Berlin has so many idiosyncrasies which are uniquely its own, and (also) uniquely German. Here are some basic guidelines to get you through your day/week/semester/life in Berlin:
To Germans, silence truly is golden. You notice this very quickly. People do not talk on the U-Bahn, or the S-Bahn, or the bus or the tram. Berliners sit in near dead silence. This rule especially applies on the streets or in buildings at night. Save your loud shenanigans for the club. The featured photo is graffiti I saw. “Bitte sehr sehr leise” means “please be very very quiet” in German. It speaks for itself in that way.
This silence rule, working in tandem with the more reserved nature of Germans compared to Americans, means that Germans will not usually strike up a conversation with you if you’re waiting in line for a coffee or for your train to come. This does not, however, mean that they will not warmly reciprocate if you do.
Prepare yourself to see a lot of white people with dreadlocks. A lot. It’s very normal here.
On a related note, while there are POC here, there are few and they noticeably get attention.
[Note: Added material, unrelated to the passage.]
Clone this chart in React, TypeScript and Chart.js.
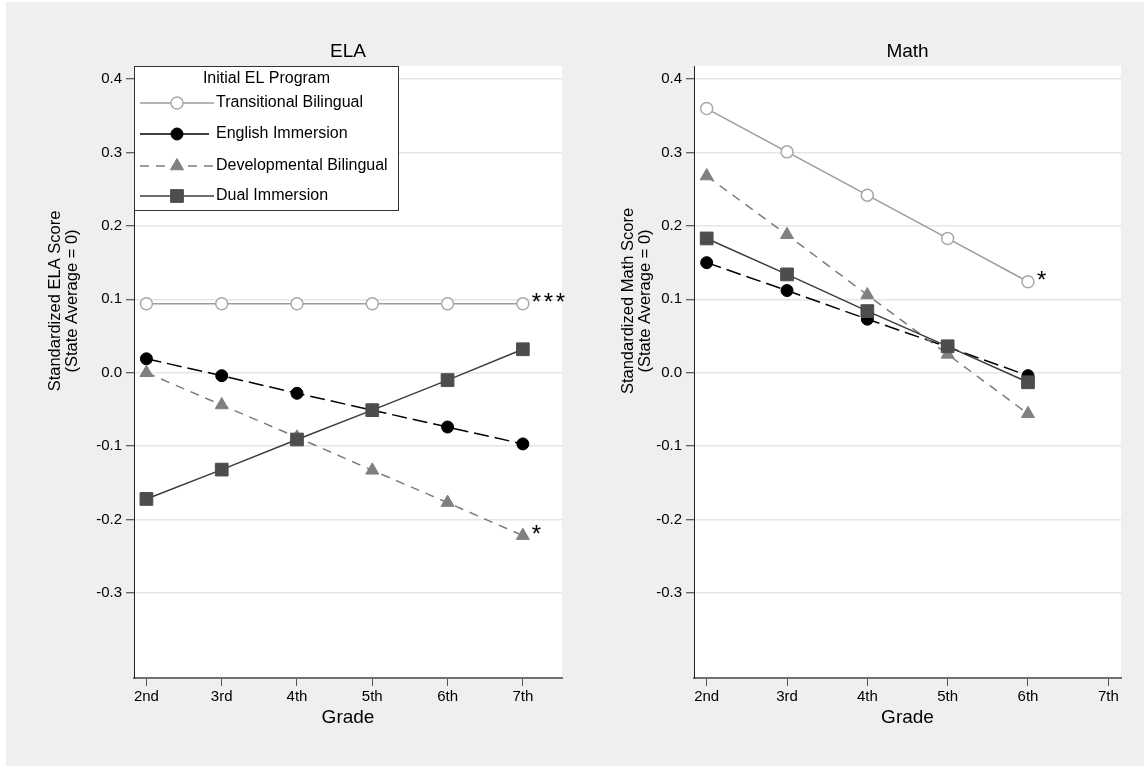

Almost all Berlin dogs have free range of motion, untethered to their owners by leashes. Their freedom does not mean you can pet them whenever you want, it will likely annoy their owners.
Berlin is not New York
You will see glass bottles and cans left under trash cans. This is not rude, nor is it littering. It’s so that the people who collect them to hand them in for money don’t have to dig through the trash to find them. You should also practice this.
The streets are often lined with small, golden plaques called “stumbling stones,” each of which commemorates a Jew living in Berlin who was murdered in the Holocaust. You should stop at each one, even if you’re in a rush. Even though you’ll see dozens, remember that each one represents a human being who had a life, one entwined with other people’s lives, and one with a daily routine just like yours.
People smoke cigarettes all the time, everywhere.
Always try to speak in German. Even if you fail, Berliners will take the effort into consideration when judging you, which they certainly will do.
Berlin has open-carry laws, it’s very normal for people to walk (or sometimes bike) around beer in hand
Germans love Christmas, and the halls will already be decked with bounds of holly by early November. Be sure to get some Glühwein and Lebkuchen (mulled wine and gingerbread) and pause to enjoy the smell of pine
Berlin wildlife is not repulsive, but in fact, quite cute. Instead of dog-sized rats, cotton-tailed bunnies run the city. You can also see foxes and woodpeckers if you keep an eye out
There is a brick line that runs throughout the city marking where the Wall stood. You should try to look out for it, or at least try to be conscious of whether you’re in the east or west (you can probably tell anyway)
Get a bike, and use it as often as you can. Keep in mind, though, that if you’re wearing winter gear, which you’ll almost definitely need to do once it gets brutally cold, you’ll be sweaty by the time you reach your destination. So also get a travel-sized deodorant/perfume.
There’s no real way, I think, to prepare for Berlin other than to come here and see for yourself how things are. In that way, it’s like New York; you can hear stories, look at photos, meet locals…but you’ll never really get it until you’re here. And Berliners like it that way.